35. Venetian Red Or Scarlet Ocher

Venetian Red Or Scarlet Ocher. True Venetian red is believed to be a native ocher, but the various pigments sold under this name are prepared from sulphate of iron. It is frequently, during manufacture, adulterated with sulphate of lime, but this process increases its bulk and improves its mixing qualities at the expense of depth of color.

30. Indian red is a ground ore hematite or peroxide of iron, brought, as its name indicates, from Bengal, India, but may, by calcining sulphate of iron, be artificially prepared. Its tints vary greatly, but the best are those of a rosy hue. This pigment, an anomalous red of a purple-russet hue, has good body and is valued, when fine, for the pure lake-like tone of its tint. In its crude state, it is a coarse powder full of hard and brilliant particles, of dark appearance, somewhat magnetic, and, on account of a chemical tendency to deepen under this treatment, is greatly improved by grinding and washing. It is, besides, very permanent, unaffected either by light, impure air, or mixture with other pigments. Defying the effects of time or fire, it remains an opaque color, covering its surface satisfactorily. Indian red is, sometimes, called Persian red.

37. Lakes

Lakes. The name lake, given to a series of red and other colored pigments, is derived from the East Indian term lac or lacca, the material from which lakes were originally made. They are now usually prepared by precipitating colored tinctures of dyes upon alumine and other earths, etc. The lakes are, therefore, a class of pigments, numerous both with respect to variety of appellation and diversity of substance entering into their preparation. The coloring matter of common lake, also known as drop lake, is brazil wood, affording a very fugitive and unreliable color. Superior red lakes are prepared from lac, cochineal, and kermes, but the best from the root of rubia tinctorum, or madder plant.

38. Scarlet lake is one of a numerous lot of lakes made from cochineal, others being Florentine lake, Hamburg lake, Chinese lake, Roman lake, and carminated lake.

Cochineal consists of the bodies of female cochineal insects {coccus cacti) killed and dried by heat. This insect feeds on plants of the cactus family, particularly on one known in Mexico as the napal, nearly allied to the prickly pear. This insect is a small creature, a pound of cochineal containing, it is said, 70,000 dried bodies of cochineals. The male is of a deep red color, with white wings. The female, of a deep brown color, is wingless, covered with a white powder, the body being flat beneath and convex above.

Cochineal is of a deep red color which, treated with acids, becomes more or less of an orange tint, but if subjected to the influence of an alkali, turns to a violet color. Cochineal is the base of many red pigments, noted strictly for their glazing qualities.

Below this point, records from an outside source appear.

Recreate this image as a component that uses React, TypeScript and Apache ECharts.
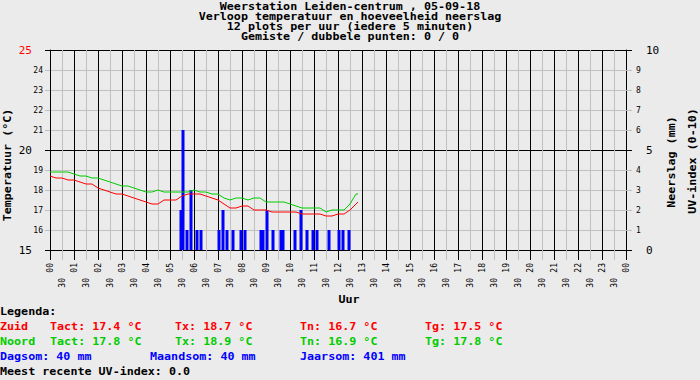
import React, { useEffect, useRef } from "react";
import * as echarts from "echarts";

const titleLines = [
  "Weerstation Leiden-centrum , 05-09-18",
  "Verloop temperatuur en hoeveelheid neerslag",
  "12 plots per uur (iedere 5 minuten)",
  "Gemiste / dubbele punten: 0 / 0",
];

const tempTimes = [
  "00:00", "00:15", "00:30", "00:45", "01:00", "01:15", "01:30", "01:45",
  "02:00", "02:15", "02:30", "02:45", "03:00", "03:15", "03:30", "03:45",
  "04:00", "04:15", "04:30", "04:45", "05:00", "05:15", "05:30", "05:45",
  "06:00", "06:15", "06:30", "06:45", "07:00", "07:15", "07:30", "07:45",
  "08:00", "08:15", "08:30", "08:45", "09:00", "09:15", "09:30", "09:45",
  "10:00", "10:15", "10:30", "10:45", "11:00", "11:15", "11:30", "11:45",
  "12:00", "12:15", "12:30", "12:45", "12:50",
];

const zuidTemps = [
  18.7, 18.6, 18.6, 18.5, 18.5, 18.4, 18.3, 18.3,
  18.1, 18.0, 17.9, 17.8, 17.8, 17.7, 17.6, 17.5,
  17.4, 17.3, 17.3, 17.5, 17.5, 17.5, 17.7, 17.8,
  17.8, 17.8, 17.7, 17.6, 17.5, 17.3, 17.1, 17.1,
  17.2, 17.2, 17.0, 17.0, 17.0, 16.9, 16.9, 16.9,
  16.9, 16.9, 16.8, 16.8, 16.8, 16.8, 16.7, 16.7,
  16.8, 16.8, 17.0, 17.3, 17.4,
];

const noordTemps = [
  18.9, 18.9, 18.9, 18.9, 18.8, 18.7, 18.7, 18.6,
  18.6, 18.5, 18.4, 18.3, 18.2, 18.2, 18.1, 18.0,
  17.9, 17.9, 18.0, 17.9, 17.9, 17.9, 17.9, 17.9,
  18.0, 17.9, 17.9, 17.8, 17.8, 17.6, 17.5, 17.6,
  17.6, 17.5, 17.6, 17.6, 17.4, 17.4, 17.4, 17.4,
  17.3, 17.2, 17.1, 17.1, 17.1, 17.1, 16.9, 17.0,
  17.0, 17.0, 17.3, 17.8, 17.8,
];

const rainTimes = [
  "05:25", "05:30", "05:40", "05:50", "06:05", "06:15",
  "07:00", "07:10", "07:20", "07:35", "07:55", "08:05",
  "08:45", "08:50", "09:00", "09:15", "09:35", "09:40",
  "10:10", "10:25", "10:40", "10:55", "11:05", "11:35",
  "12:00", "12:10", "12:25",
];
const rainValues = [
  2, 6, 1, 3, 1, 1,
  1, 2, 1, 1, 1, 1,
  1, 1, 2, 1, 1, 1,
  1, 2, 1, 1, 1, 1,
  1, 1, 1,
];

const hourLabels = [
  "00", "01", "02", "03", "04", "05", "06", "07", "08", "09", "10", "11",
  "12", "13", "14", "15", "16", "17", "18", "19", "20", "21", "22", "23", "00",
];

const legendRows = [
  { color: "#ff0000", cells: ["Zuid", "Tact: 17.4 °C", "Tx: 18.7 °C", "Tn: 16.7 °C", "Tg: 17.5 °C"] },
  { color: "#00cc00", cells: ["Noord", "Tact: 17.8 °C", "Tx: 18.9 °C", "Tn: 16.9 °C", "Tg: 17.8 °C"] },
];
const sumRow = ["Dagsom: 40 mm", "Maandsom: 40 mm", "Jaarsom: 401 mm"];
const legendTitle = "Legenda:";
const uvLine = "Meest recente UV-index: 0.0";

const MONO = "'DejaVu Sans Mono', monospace";
const RED = "#ff0000";
const GREEN = "#00cc00";
const BLUE = "#0000ff";
const GRAY = "#c0c0c0";
const BG = "#ebebeb";

const toHours = (s: string) => {
  const [h, m] = s.split(":").map(Number);
  return h + m / 60;
};

export default function App() {
  const ref = useRef<HTMLDivElement>(null);
  useEffect(() => {
    if (!ref.current) return;
    const chart = echarts.init(ref.current, null, { renderer: "svg" });

    const zuidData = tempTimes.map((t, i) => [toHours(t), zuidTemps[i]]);
    const noordData = tempTimes.map((t, i) => [toHours(t), noordTemps[i]]);
    const rainData = rainTimes.map((t, i) => [toHours(t) + 2.5 / 60, rainValues[i]]);

    const boldText = (x: number, y: number, text: string, color: string, align = "left", rotation = 0) => ({
      type: "text",
      x,
      y,
      rotation,
      scaleX: 1.17,
      scaleY: 1.05,
      silent: true,
      style: {
        text,
        fill: color,
        font: `bold 10px ${MONO}`,
        textAlign: align,
        textVerticalAlign: "middle",
      },
    });

    const graphics: any[] = [];
    titleLines.forEach((t, i) => graphics.push(boldText(350, 7 + i * 10, t, "#000", "center")));
    graphics.push(boldText(8, 165, "Temperatuur (°C)", "#000", "center", Math.PI / 2));
    graphics.push(boldText(672, 162, "Neerslag (mm)", "#000", "center", Math.PI / 2));
    graphics.push(boldText(693, 161, "UV-index (0-10)", "#000", "center", Math.PI / 2));
    graphics.push(boldText(349, 300, "Uur", "#000", "center"));
    graphics.push(boldText(0, 312, legendTitle, "#000"));
    const colX = [0, 50, 175, 300, 425];
    legendRows.forEach((row, r) => {
      row.cells.forEach((c, ci) => graphics.push(boldText(colX[ci], 327 + r * 15, c, row.color)));
    });
    sumRow.forEach((c, ci) => graphics.push(boldText(ci * 150, 357, c, BLUE)));
    graphics.push(boldText(0, 372, uvLine, "#000"));

    const smallLabel = { fontFamily: MONO, fontSize: 8, color: "#000" };

    chart.setOption({
      animation: false,
      backgroundColor: BG,
      grid: { left: 50, top: 50, width: 576, height: 200 },
      graphic: graphics,
      xAxis: [
        {
          type: "value",
          min: 0,
          max: 24,
          interval: 1,
          axisLine: { show: true, lineStyle: { color: "#000", width: 1 } },
          axisTick: { show: true, length: 10, lineStyle: { color: "#000" } },
          minorTick: { show: true, splitNumber: 2, length: 10, lineStyle: { color: GRAY } },
          splitLine: { show: true, lineStyle: { color: "#000", width: 1 } },
          minorSplitLine: { show: true, lineStyle: { color: GRAY, width: 1 } },
          axisLabel: {
            ...smallLabel,
            rotate: 90,
            margin: 13,
            formatter: (v: number) => hourLabels[Math.round(v)] ?? "",
          },
        },
        {
          type: "value",
          min: 0,
          max: 24,
          interval: 0.5,
          position: "bottom",
          axisLine: { show: false },
          axisTick: { show: false },
          splitLine: { show: false },
          axisLabel: {
            ...smallLabel,
            rotate: 90,
            margin: 28,
            formatter: (v: number) => (Math.abs((v % 1) - 0.5) < 1e-6 ? "30" : ""),
          },
        },
      ],
      yAxis: [
        {
          type: "value",
          position: "left",
          min: 15,
          max: 25,
          interval: 5,
          axisLine: { show: true, lineStyle: { color: "#000" } },
          axisTick: { show: true, length: 5, lineStyle: { color: "#000" } },
          minorTick: { show: true, splitNumber: 5, length: 5, lineStyle: { color: GRAY } },
          splitLine: { show: true, lineStyle: { color: "#000", width: 1 } },
          minorSplitLine: { show: true, lineStyle: { color: GRAY, width: 1 } },
          axisLabel: {
            fontFamily: MONO,
            fontSize: 11,
            margin: 18,
            color: (v: any) => (Number(v) === 25 ? RED : "#000"),
          },
        },
        {
          type: "value",
          position: "left",
          min: 15,
          max: 25,
          interval: 1,
          axisLine: { show: false },
          axisTick: { show: false },
          splitLine: { show: false },
          axisLabel: {
            ...smallLabel,
            margin: 7,
            formatter: (v: number) => (v % 5 === 0 ? "" : String(v)),
          },
        },
        {
          type: "value",
          position: "right",
          min: 0,
          max: 10,
          interval: 5,
          axisLine: { show: true, lineStyle: { color: "#000" } },
          axisTick: { show: true, length: 6, lineStyle: { color: "#000" } },
          minorTick: { show: true, splitNumber: 5, length: 6, lineStyle: { color: GRAY } },
          splitLine: { show: false },
          axisLabel: { fontFamily: MONO, fontSize: 11, margin: 20, color: "#000" },
        },
        {
          type: "value",
          position: "right",
          min: 0,
          max: 10,
          interval: 1,
          axisLine: { show: false },
          axisTick: { show: false },
          splitLine: { show: false },
          axisLabel: {
            ...smallLabel,
            margin: 10,
            formatter: (v: number) => (v % 5 === 0 ? "" : String(v)),
          },
        },
      ],
      series: [
        {
          type: "bar",
          name: "Neerslag",
          xAxisIndex: 0,
          yAxisIndex: 2,
          data: rainData,
          barWidth: 3,
          itemStyle: { color: BLUE },
          silent: true,
        },
        {
          type: "line",
          name: "Noord",
          xAxisIndex: 0,
          yAxisIndex: 0,
          data: noordData,
          showSymbol: false,
          lineStyle: { color: GREEN, width: 1 },
          silent: true,
        },
        {
          type: "line",
          name: "Zuid",
          xAxisIndex: 0,
          yAxisIndex: 0,
          data: zuidData,
          showSymbol: false,
          lineStyle: { color: RED, width: 1 },
          silent: true,
        },
      ],
    });
    return () => chart.dispose();
  }, []);

  return (
    <div
      ref={ref}
      style={{ position: "fixed", left: 0, top: 0, width: 700, height: 380 }}
    />
  );
}
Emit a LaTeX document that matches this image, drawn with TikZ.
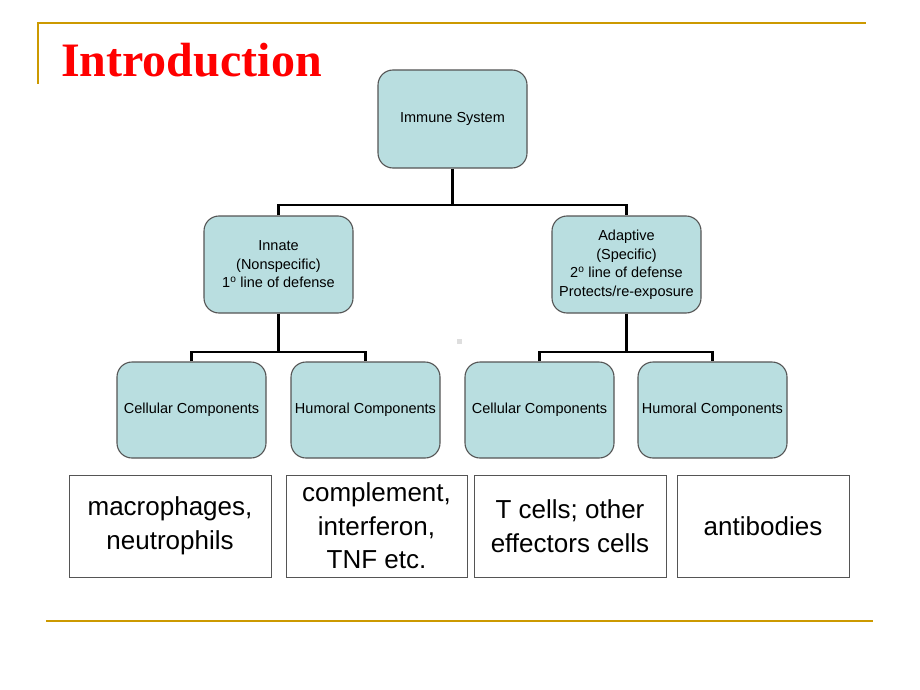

39. Glazing is a term given to the method of spreading lakes and other transparent colors over a body color, previously applied. The effect is to add richness and depth to the under color, the transparent outer tint then receiving the name of glazing color.

40. Carmine is from kermes, the coccus ilicis, found on certain oaks in the Mediterranean. Although not generally used in house painting, this splendid color calls for notice. The name originally given to the finer tinctures of kermes and cochineal now generally denotes any pigment resembling these in beauty, richness of color, and fineness of texture. Carmines produced from cochineal, by the agency of tin, are of fine powdery texture, velvety richness, and beautiful brightness of color. Carmine was first discovered by a Franciscan monk while preparing medicine containing cochineal. It began, in 1656, to be manufactured, and is undoubtedly the finest red known. One process for its preparation is to digest 1 pound of cochineal in 3 gallons of water for 15 minutes. Add 1 ounce of cream of tartar, heat gently for 10 minutes, and, after allowing impurities to settle, the clear liquid is placed in a glass pan, when the carmine is slowly deposited. After a time the liquid is drained off, and the carmine dried in the shade on a bright, warm day.